Author(s): Wang S, Liu Y, Tan JW, Hu T, Zhang HF, Sorenson CM, Smith JA, Sheibani N. Tunicamycin-induced photoreceptor atrophy precedes degeneration of retinal capillaries with minimal effects on retinal ganglion and pigment epithelium cells. Exp Eye Res. 2019 Oct;187:107756. doi: 10.1016/j.exer.2019.107756. Epub 2019 Aug 14. PMID 31421136
Journal: Experimental Eye Research, Volume 187, Oct 2019
Endoplasmic reticulum (ER) stress is recognized as a contributing factor to various ocular neurovascular pathologies including retinitis pigmentosa, glaucoma, and diabetic retinopathy (DR). ER stress in particular is implicated in the development of DR, which is significantly influenced by inflammation driven retinal vascular degeneration and dysfunction.
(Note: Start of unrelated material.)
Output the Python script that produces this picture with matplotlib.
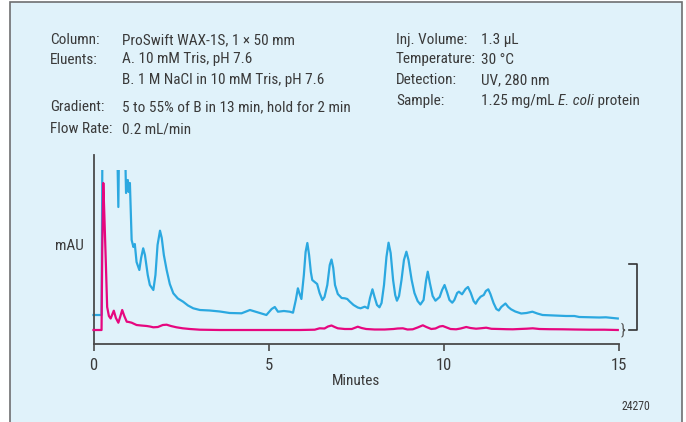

Ultimately, loss of vision occurs if left untreated. However, the identity of the target cells and their temporal involvement in diabetes-mediated dysfunction need further investigation. Early diabetes-induced stress in photoreceptor cells is proposed as the driver of inflammatory mediated neurovascular changes during diabetes. Although tunicamycin induced ER stress results in photoreceptor loss, its consequences for retinal vascular degeneration and retinal ganglion (RGC) and pigment epithelium (RPE) cell loss remains unclear. Here we show intravitreal delivery of tunicamycin primarily induced ER stress in photoreceptor cells resulting in their loss by apoptosis. This was concomitant with induced expression of the unfolded protein response marker CHOP in these cells. We also demonstrated significant degeneration of retinal capillaries following the loss of photoreceptor cells with minimal impact on loss of RGC and RPE cells. However, activation of retinal microglial and Muller cells were noticeable. Thus, our data support the notion that ER stress mediated dysfunction and/or loss of photoreceptor cells in response to inflammation and oxidative stress could precede retinal vascular and neuronal dysfunction and degeneration.